Jeb Punishing Schools to Repeal Class-Size Law
Jeb Bush's actions aren't just mean; they defy the law. And good for these editorial writers for calling him on it.
How is Gov. Bush like a schoolyard bully? He's taking money away from Florida's schoolchildren by beating up public schools.
In 2002, Floridians approved an amendment ordering the state — emphasis on the state — to pay for smaller classes. As The Post reported last week, Gov. Bush and the Republican-dominated Legislature have refused to appropriate the money. The story noted, "Increases for operating costs have been virtually the same since the amendment's passage as before it, even though economists working for Bush and the Legislature said in 2002 that the amendment would require an additional $1.7 billion in new money over the first two years." Employing scare tactics to defeat the amendment, Gov. Bush predicted that it would cost $27.5 billion and said "we're either going to have to raise taxes in a serious way or we're going to have to cut programs like senior programs."
Voters passed it anyway. They were willing to invest in Florida. Gov. Bush is not. He was caught on tape before the vote snickering that he had "devious plans" to thwart the amendment. As it turns out, the plan is not that devious. It's as obvious as a bully's punch in the nose. The governor withholds money due the schools. Rather than offer a reasonable alternative, such as reduced class size in lower grades, Gov. Bush wants to make the nosebleed painful enough that voters will repeal the entire amendment.
Since the amendment language plainly says that "the legislature shall make adequate provision" to lower class size, his actions aren't just mean; they defy the law. The bullying doesn't stop there. Gov. Bush and his Education Department have imposed rules under the No Child Left Behind Act that simply make no sense. Under Gov. Bush's A+ Plan, which is based on FCAT results, Florida has a record number of A-graded public schools. But under NCLB, which also is based on FCAT results, 77 percent of Florida schools failed last year and, according to a study by the state's school superintendents, up to 90 percent could fail this year. Moreover, the same school can earn both and A and an F. Same test results, wildly different grades. And because of the crazy NCLB rules, school districts could be forced to waste money busing students from one A school to another.

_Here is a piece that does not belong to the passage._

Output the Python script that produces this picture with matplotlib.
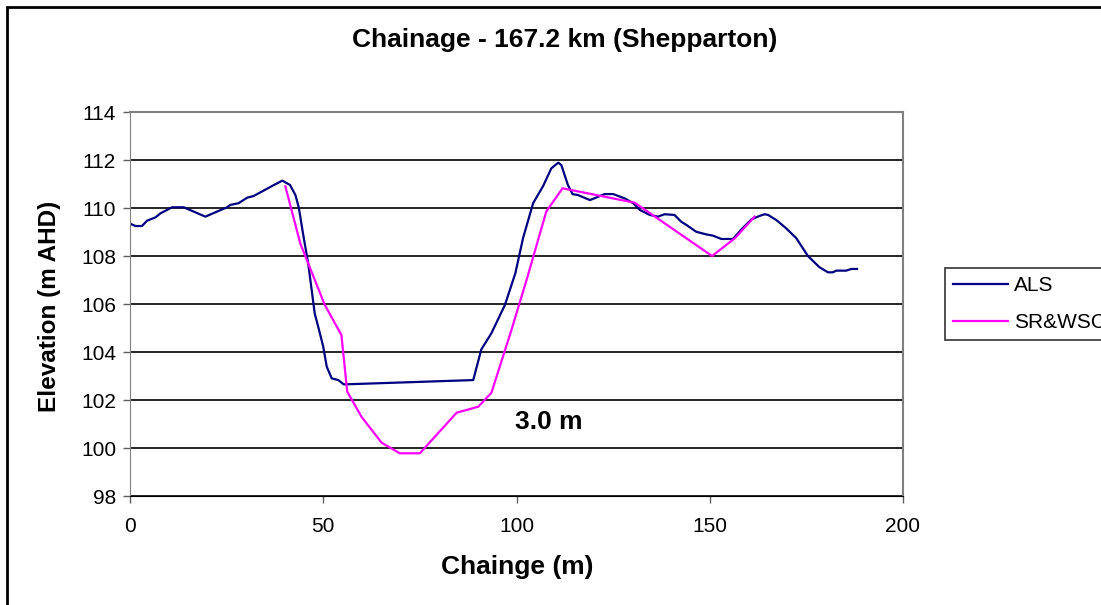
import numpy as np
import matplotlib.pyplot as plt
from matplotlib.patches import Rectangle

plt.rcParams['font.family'] = ['Liberation Sans', 'DejaVu Sans']

# ALS survey profile
als_x = [0, 1.4, 3.1, 4.4, 6.6, 7.9, 10.9, 13.9, 19.5, 25.1, 26.0, 28.1, 30.3, 32.0,
         36.8, 39.4, 41.4, 42.8, 43.7, 44.8, 46.1, 47.8, 48.7, 50.0, 50.9, 52.2, 53.9,
         55.3, 88.8, 90.9, 93.5, 97.0, 99.7, 101.7, 104.3, 106.9, 109.0, 110.8, 111.6,
         113.3, 114.5, 115.9, 119.0, 120.7, 122.8, 125.0, 128.0, 130.2, 131.9, 134.5,
         136.6, 138.3, 140.9, 142.6, 144.0, 146.5, 149.1, 150.8, 153.0, 156.0, 158.2,
         160.8, 162.9, 164.2, 165.1, 167.2, 169.8, 172.4, 175.4, 178.4, 180.6, 181.9,
         182.7, 185.3, 186.6, 188.1]
als_y = [109.35, 109.25, 109.25, 109.47, 109.61, 109.78, 110.03, 110.03, 109.64, 110.03,
         110.13, 110.2, 110.43, 110.5, 110.92, 111.14, 110.96, 110.54, 110.0, 108.9,
         107.7, 105.6, 105.05, 104.22, 103.39, 102.9, 102.83, 102.65, 102.83, 104.11,
         104.78, 105.96, 107.28, 108.75, 110.2, 110.92, 111.65, 111.89, 111.79, 110.96,
         110.58, 110.54, 110.33, 110.44, 110.58, 110.58, 110.4, 110.2, 109.92, 109.71,
         109.64, 109.74, 109.71, 109.43, 109.29, 109.01, 108.9, 108.85, 108.71, 108.71,
         109.11, 109.53, 109.67, 109.74, 109.71, 109.5, 109.15, 108.74, 108.0, 107.53,
         107.32, 107.32, 107.39, 107.39, 107.46, 107.46]

# SR&WSC surveyed section
sr_x = [40.2, 44.1, 50.4, 54.7, 56.2, 59.9, 65.1, 69.8, 75.0, 84.5, 90.1, 93.5,
        98.7, 102.6, 107.7, 111.9, 130.6, 150.6, 156.5, 161.6]
sr_y = [110.9, 108.5, 105.96, 104.71, 102.35, 101.3, 100.22, 99.78, 99.78, 101.47,
        101.72, 102.3, 104.92, 107.0, 109.85, 110.82, 110.22, 108.0, 108.74, 109.64]

xticks = [0, 50, 100, 150, 200]
yticks = [98, 100, 102, 104, 106, 108, 110, 112, 114]

fig = plt.figure(figsize=(11.01, 6.05), dpi=100)
ax = fig.add_axes([130/1101, 1-496/605, (903-130)/1101, (496-112)/605])

ax.plot(als_x, als_y, color='#000080', lw=1.6, label='ALS')
ax.plot(sr_x, sr_y, color='#FF00FF', lw=1.6, label='SR&WSC')

ax.set_xlim(0, 200)
ax.set_ylim(98, 114)
ax.set_xticks(xticks)
ax.set_yticks(yticks)
ax.grid(axis='y', color='black', lw=1.2)
ax.set_axisbelow(True)
ax.tick_params(labelsize=15, length=5, color='#606060', width=1)
ax.tick_params(axis='x', pad=10)
ax.tick_params(axis='y', pad=5)
for s in ['top', 'right']:
    ax.spines[s].set_color('#808080')
    ax.spines[s].set_linewidth(1.5)
ax.spines['left'].set_color('#808080')
ax.spines['bottom'].set_color('black')

ax.text(108.4, 101.1, '3.0 m', fontsize=19, fontweight='bold', ha='center', va='center')

fig.text(565/1101, 1-40/605, 'Chainage - 167.2 km (Shepparton)', fontsize=19,
         fontweight='bold', ha='center', va='center')
fig.text(517/1101, 1-567/605, 'Chainge (m)', fontsize=19, fontweight='bold',
         ha='center', va='center')
fig.text(50/1101, 1-306/605, 'Elevation (m AHD)', fontsize=17.5, fontweight='bold',
         ha='center', va='center', rotation=90)

leg = fig.legend(loc='upper left', bbox_to_anchor=(945/1101, 1-268/605), fontsize=15,
                 frameon=True, fancybox=False, edgecolor='black', handlelength=2.6,
                 handletextpad=0.3, borderpad=0.4, labelspacing=0.85, borderaxespad=0)
leg.get_frame().set_linewidth(1.2)

fig.patches.append(Rectangle((7/1101, -0.1), 1.2, 1-7/605+0.1, transform=fig.transFigure,
                             fill=False, edgecolor='black', lw=2))

fig.savefig('out.png', dpi=100)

Gov. Bush says fixing the contradictory system would amount to lowering standards. No, it would set a new standard, at least for Gov. Bush: rational testing and grading.
Even as Gov. Bush imposes increasing hardships on public schools, he refuses, despite repeated scandals, to set any meaningful standards for private voucher schools. The policy invites parents of children struggling with the FCAT to send them to an FCAT-exempt voucher school. In addition, districts have to deal with a proliferation of charter schools, which require ever more of the districts' resources. All of it seems intended to cripple public schools and give private schools an advantage. Given this destructive strategy, when the governor asks Floridians to repeal the class-size law, voters should punch back.